▶ _Short task_:
Only the pictures are to be left out; set down the rest of the records exactly.
━━ Provided data
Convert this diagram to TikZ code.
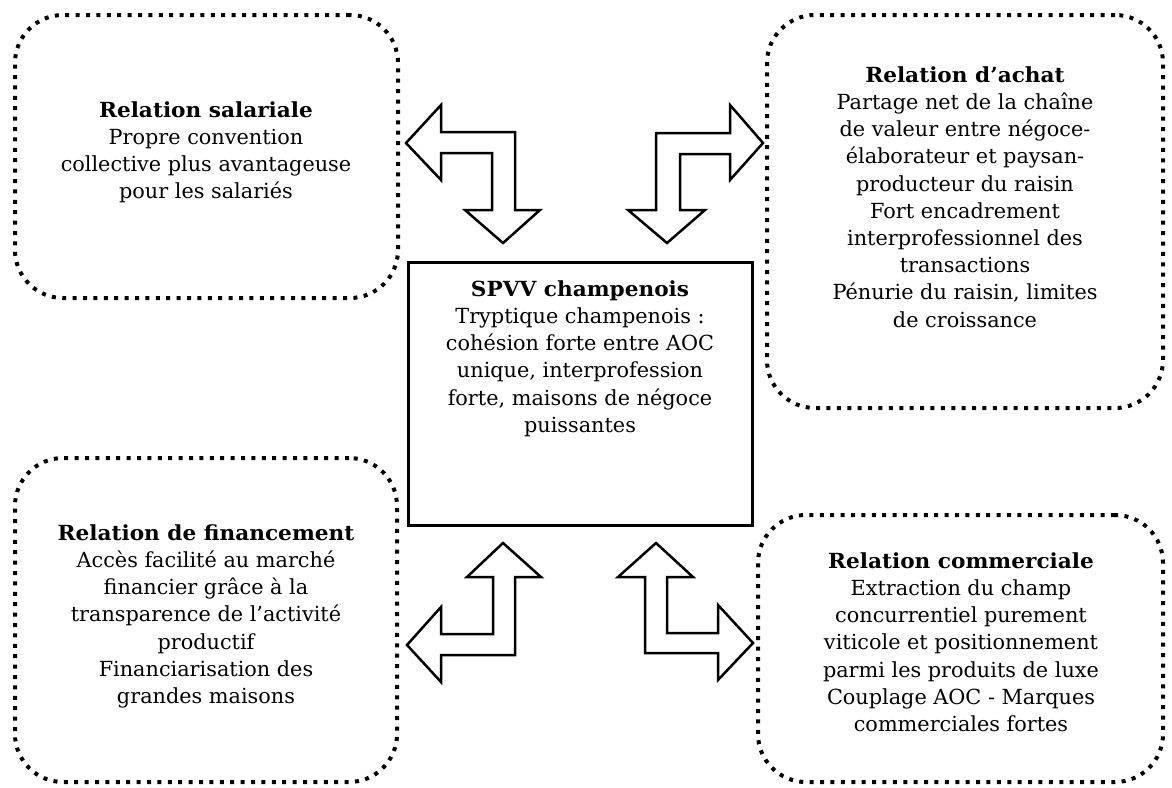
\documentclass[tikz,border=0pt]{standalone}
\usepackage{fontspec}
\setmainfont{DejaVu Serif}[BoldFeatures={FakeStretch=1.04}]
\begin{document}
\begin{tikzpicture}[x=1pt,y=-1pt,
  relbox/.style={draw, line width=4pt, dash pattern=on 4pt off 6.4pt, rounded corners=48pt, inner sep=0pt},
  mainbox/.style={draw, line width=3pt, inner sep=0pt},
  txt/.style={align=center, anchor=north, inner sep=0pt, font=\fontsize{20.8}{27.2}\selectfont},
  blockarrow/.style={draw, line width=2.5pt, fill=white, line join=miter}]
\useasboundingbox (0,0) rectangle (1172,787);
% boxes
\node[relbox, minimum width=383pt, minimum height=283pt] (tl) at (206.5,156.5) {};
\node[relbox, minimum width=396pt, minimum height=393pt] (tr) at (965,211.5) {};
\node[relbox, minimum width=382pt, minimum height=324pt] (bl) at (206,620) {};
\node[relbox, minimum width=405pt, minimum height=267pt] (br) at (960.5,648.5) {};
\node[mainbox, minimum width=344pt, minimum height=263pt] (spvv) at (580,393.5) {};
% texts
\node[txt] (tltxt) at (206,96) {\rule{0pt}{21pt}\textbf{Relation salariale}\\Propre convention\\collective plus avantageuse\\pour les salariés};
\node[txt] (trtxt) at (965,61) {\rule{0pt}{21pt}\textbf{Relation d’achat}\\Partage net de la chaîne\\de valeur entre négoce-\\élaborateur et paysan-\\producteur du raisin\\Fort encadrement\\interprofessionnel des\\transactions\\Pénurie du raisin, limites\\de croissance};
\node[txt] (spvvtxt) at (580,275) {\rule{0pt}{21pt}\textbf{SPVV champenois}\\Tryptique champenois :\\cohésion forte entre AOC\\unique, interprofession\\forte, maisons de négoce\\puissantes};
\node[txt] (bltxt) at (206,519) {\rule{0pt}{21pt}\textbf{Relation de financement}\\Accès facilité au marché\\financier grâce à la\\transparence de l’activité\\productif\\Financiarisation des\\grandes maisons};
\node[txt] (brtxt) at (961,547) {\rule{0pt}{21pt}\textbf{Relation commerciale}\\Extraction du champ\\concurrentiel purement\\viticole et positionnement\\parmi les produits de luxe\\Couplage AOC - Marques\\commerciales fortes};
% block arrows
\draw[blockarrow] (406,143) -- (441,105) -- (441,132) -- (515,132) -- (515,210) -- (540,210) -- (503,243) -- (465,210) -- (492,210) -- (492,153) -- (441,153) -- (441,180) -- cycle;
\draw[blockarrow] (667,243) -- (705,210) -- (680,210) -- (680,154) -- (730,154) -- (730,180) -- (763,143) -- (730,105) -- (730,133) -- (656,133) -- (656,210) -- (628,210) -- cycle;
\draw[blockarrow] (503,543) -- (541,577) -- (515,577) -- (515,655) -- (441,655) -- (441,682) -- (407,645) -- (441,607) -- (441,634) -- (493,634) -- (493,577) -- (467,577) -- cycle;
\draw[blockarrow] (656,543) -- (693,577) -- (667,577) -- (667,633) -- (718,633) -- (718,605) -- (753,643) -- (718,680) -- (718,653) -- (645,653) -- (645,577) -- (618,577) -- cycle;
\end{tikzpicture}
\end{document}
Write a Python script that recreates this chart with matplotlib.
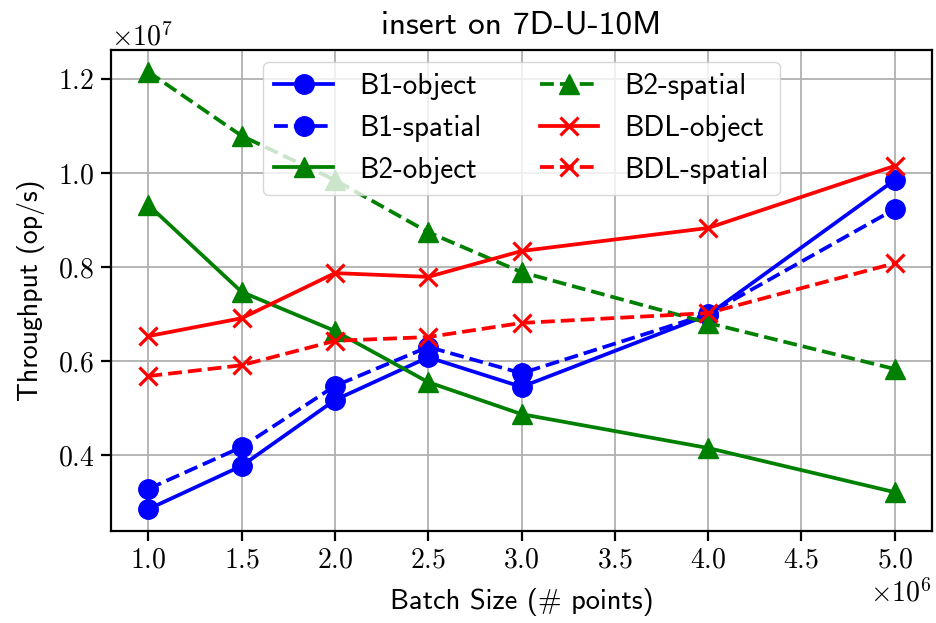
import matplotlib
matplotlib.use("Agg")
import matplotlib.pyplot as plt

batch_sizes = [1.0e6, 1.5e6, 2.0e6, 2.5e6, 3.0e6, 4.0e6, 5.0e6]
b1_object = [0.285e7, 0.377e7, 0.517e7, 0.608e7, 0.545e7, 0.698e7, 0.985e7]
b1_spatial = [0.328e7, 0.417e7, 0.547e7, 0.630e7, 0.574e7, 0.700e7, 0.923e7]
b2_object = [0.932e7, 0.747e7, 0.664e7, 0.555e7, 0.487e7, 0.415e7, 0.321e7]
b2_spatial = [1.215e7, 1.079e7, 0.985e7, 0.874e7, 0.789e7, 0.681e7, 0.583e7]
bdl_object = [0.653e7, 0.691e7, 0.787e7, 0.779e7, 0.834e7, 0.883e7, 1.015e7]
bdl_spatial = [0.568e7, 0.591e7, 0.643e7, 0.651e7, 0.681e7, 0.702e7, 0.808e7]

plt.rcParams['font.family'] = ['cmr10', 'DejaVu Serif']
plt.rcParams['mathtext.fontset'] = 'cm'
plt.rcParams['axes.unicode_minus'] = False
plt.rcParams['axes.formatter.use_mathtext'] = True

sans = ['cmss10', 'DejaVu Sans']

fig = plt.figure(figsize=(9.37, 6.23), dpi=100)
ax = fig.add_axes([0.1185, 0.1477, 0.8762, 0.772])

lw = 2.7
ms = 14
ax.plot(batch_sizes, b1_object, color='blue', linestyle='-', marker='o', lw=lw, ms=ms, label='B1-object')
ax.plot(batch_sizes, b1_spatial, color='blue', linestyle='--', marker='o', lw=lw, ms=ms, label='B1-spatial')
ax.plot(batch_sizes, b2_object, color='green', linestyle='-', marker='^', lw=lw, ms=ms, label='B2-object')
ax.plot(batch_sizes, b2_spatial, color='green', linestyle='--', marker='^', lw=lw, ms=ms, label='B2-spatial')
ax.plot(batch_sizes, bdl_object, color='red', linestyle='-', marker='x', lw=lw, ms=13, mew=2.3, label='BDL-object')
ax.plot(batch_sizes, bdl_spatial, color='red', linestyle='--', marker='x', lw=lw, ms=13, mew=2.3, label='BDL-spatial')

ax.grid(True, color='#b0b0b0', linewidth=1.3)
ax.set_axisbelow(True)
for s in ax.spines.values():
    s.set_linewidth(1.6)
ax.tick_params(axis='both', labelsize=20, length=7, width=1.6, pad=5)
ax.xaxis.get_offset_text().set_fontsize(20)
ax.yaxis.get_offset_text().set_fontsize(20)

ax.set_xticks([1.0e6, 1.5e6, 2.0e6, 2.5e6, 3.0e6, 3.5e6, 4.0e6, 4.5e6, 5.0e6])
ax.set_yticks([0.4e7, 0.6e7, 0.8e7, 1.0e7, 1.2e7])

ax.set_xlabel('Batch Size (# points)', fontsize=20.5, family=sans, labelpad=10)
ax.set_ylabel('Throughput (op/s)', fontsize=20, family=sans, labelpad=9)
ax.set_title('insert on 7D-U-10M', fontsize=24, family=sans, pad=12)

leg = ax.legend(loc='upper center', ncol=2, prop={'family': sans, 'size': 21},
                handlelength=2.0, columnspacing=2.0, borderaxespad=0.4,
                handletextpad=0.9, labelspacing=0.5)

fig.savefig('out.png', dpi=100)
━━━━
▶ _Response to this task_:
Convert this diagram to TikZ code.
\documentclass[tikz,border=0pt]{standalone}
\usepackage{fontspec}
\setmainfont{DejaVu Serif}[BoldFeatures={FakeStretch=1.04}]
\begin{document}
\begin{tikzpicture}[x=1pt,y=-1pt,
  relbox/.style={draw, line width=4pt, dash pattern=on 4pt off 6.4pt, rounded corners=48pt, inner sep=0pt},
  mainbox/.style={draw, line width=3pt, inner sep=0pt},
  txt/.style={align=center, anchor=north, inner sep=0pt, font=\fontsize{20.8}{27.2}\selectfont},
  blockarrow/.style={draw, line width=2.5pt, fill=white, line join=miter}]
\useasboundingbox (0,0) rectangle (1172,787);
% boxes
\node[relbox, minimum width=383pt, minimum height=283pt] (tl) at (206.5,156.5) {};
\node[relbox, minimum width=396pt, minimum height=393pt] (tr) at (965,211.5) {};
\node[relbox, minimum width=382pt, minimum height=324pt] (bl) at (206,620) {};
\node[relbox, minimum width=405pt, minimum height=267pt] (br) at (960.5,648.5) {};
\node[mainbox, minimum width=344pt, minimum height=263pt] (spvv) at (580,393.5) {};
% texts
\node[txt] (tltxt) at (206,96) {\rule{0pt}{21pt}\textbf{Relation salariale}\\Propre convention\\collective plus avantageuse\\pour les salariés};
\node[txt] (trtxt) at (965,61) {\rule{0pt}{21pt}\textbf{Relation d’achat}\\Partage net de la chaîne\\de valeur entre négoce-\\élaborateur et paysan-\\producteur du raisin\\Fort encadrement\\interprofessionnel des\\transactions\\Pénurie du raisin, limites\\de croissance};
\node[txt] (spvvtxt) at (580,275) {\rule{0pt}{21pt}\textbf{SPVV champenois}\\Tryptique champenois :\\cohésion forte entre AOC\\unique, interprofession\\forte, maisons de négoce\\puissantes};
\node[txt] (bltxt) at (206,519) {\rule{0pt}{21pt}\textbf{Relation de financement}\\Accès facilité au marché\\financier grâce à la\\transparence de l’activité\\productif\\Financiarisation des\\grandes maisons};
\node[txt] (brtxt) at (961,547) {\rule{0pt}{21pt}\textbf{Relation commerciale}\\Extraction du champ\\concurrentiel purement\\viticole et positionnement\\parmi les produits de luxe\\Couplage AOC - Marques\\commerciales fortes};
% block arrows
\draw[blockarrow] (406,143) -- (441,105) -- (441,132) -- (515,132) -- (515,210) -- (540,210) -- (503,243) -- (465,210) -- (492,210) -- (492,153) -- (441,153) -- (441,180) -- cycle;
\draw[blockarrow] (667,243) -- (705,210) -- (680,210) -- (680,154) -- (730,154) -- (730,180) -- (763,143) -- (730,105) -- (730,133) -- (656,133) -- (656,210) -- (628,210) -- cycle;
\draw[blockarrow] (503,543) -- (541,577) -- (515,577) -- (515,655) -- (441,655) -- (441,682) -- (407,645) -- (441,607) -- (441,634) -- (493,634) -- (493,577) -- (467,577) -- cycle;
\draw[blockarrow] (656,543) -- (693,577) -- (667,577) -- (667,633) -- (718,633) -- (718,605) -- (753,643) -- (718,680) -- (718,653) -- (645,653) -- (645,577) -- (618,577) -- cycle;
\end{tikzpicture}
\end{document}
Write a Python script that recreates this chart with matplotlib.
import matplotlib
matplotlib.use("Agg")
import matplotlib.pyplot as plt

batch_sizes = [1.0e6, 1.5e6, 2.0e6, 2.5e6, 3.0e6, 4.0e6, 5.0e6]
b1_object = [0.285e7, 0.377e7, 0.517e7, 0.608e7, 0.545e7, 0.698e7, 0.985e7]
b1_spatial = [0.328e7, 0.417e7, 0.547e7, 0.630e7, 0.574e7, 0.700e7, 0.923e7]
b2_object = [0.932e7, 0.747e7, 0.664e7, 0.555e7, 0.487e7, 0.415e7, 0.321e7]
b2_spatial = [1.215e7, 1.079e7, 0.985e7, 0.874e7, 0.789e7, 0.681e7, 0.583e7]
bdl_object = [0.653e7, 0.691e7, 0.787e7, 0.779e7, 0.834e7, 0.883e7, 1.015e7]
bdl_spatial = [0.568e7, 0.591e7, 0.643e7, 0.651e7, 0.681e7, 0.702e7, 0.808e7]

plt.rcParams['font.family'] = ['cmr10', 'DejaVu Serif']
plt.rcParams['mathtext.fontset'] = 'cm'
plt.rcParams['axes.unicode_minus'] = False
plt.rcParams['axes.formatter.use_mathtext'] = True

sans = ['cmss10', 'DejaVu Sans']

fig = plt.figure(figsize=(9.37, 6.23), dpi=100)
ax = fig.add_axes([0.1185, 0.1477, 0.8762, 0.772])

lw = 2.7
ms = 14
ax.plot(batch_sizes, b1_object, color='blue', linestyle='-', marker='o', lw=lw, ms=ms, label='B1-object')
ax.plot(batch_sizes, b1_spatial, color='blue', linestyle='--', marker='o', lw=lw, ms=ms, label='B1-spatial')
ax.plot(batch_sizes, b2_object, color='green', linestyle='-', marker='^', lw=lw, ms=ms, label='B2-object')
ax.plot(batch_sizes, b2_spatial, color='green', linestyle='--', marker='^', lw=lw, ms=ms, label='B2-spatial')
ax.plot(batch_sizes, bdl_object, color='red', linestyle='-', marker='x', lw=lw, ms=13, mew=2.3, label='BDL-object')
ax.plot(batch_sizes, bdl_spatial, color='red', linestyle='--', marker='x', lw=lw, ms=13, mew=2.3, label='BDL-spatial')

ax.grid(True, color='#b0b0b0', linewidth=1.3)
ax.set_axisbelow(True)
for s in ax.spines.values():
    s.set_linewidth(1.6)
ax.tick_params(axis='both', labelsize=20, length=7, width=1.6, pad=5)
ax.xaxis.get_offset_text().set_fontsize(20)
ax.yaxis.get_offset_text().set_fontsize(20)

ax.set_xticks([1.0e6, 1.5e6, 2.0e6, 2.5e6, 3.0e6, 3.5e6, 4.0e6, 4.5e6, 5.0e6])
ax.set_yticks([0.4e7, 0.6e7, 0.8e7, 1.0e7, 1.2e7])

ax.set_xlabel('Batch Size (# points)', fontsize=20.5, family=sans, labelpad=10)
ax.set_ylabel('Throughput (op/s)', fontsize=20, family=sans, labelpad=9)
ax.set_title('insert on 7D-U-10M', fontsize=24, family=sans, pad=12)

leg = ax.legend(loc='upper center', ncol=2, prop={'family': sans, 'size': 21},
                handlelength=2.0, columnspacing=2.0, borderaxespad=0.4,
                handletextpad=0.9, labelspacing=0.5)

fig.savefig('out.png', dpi=100)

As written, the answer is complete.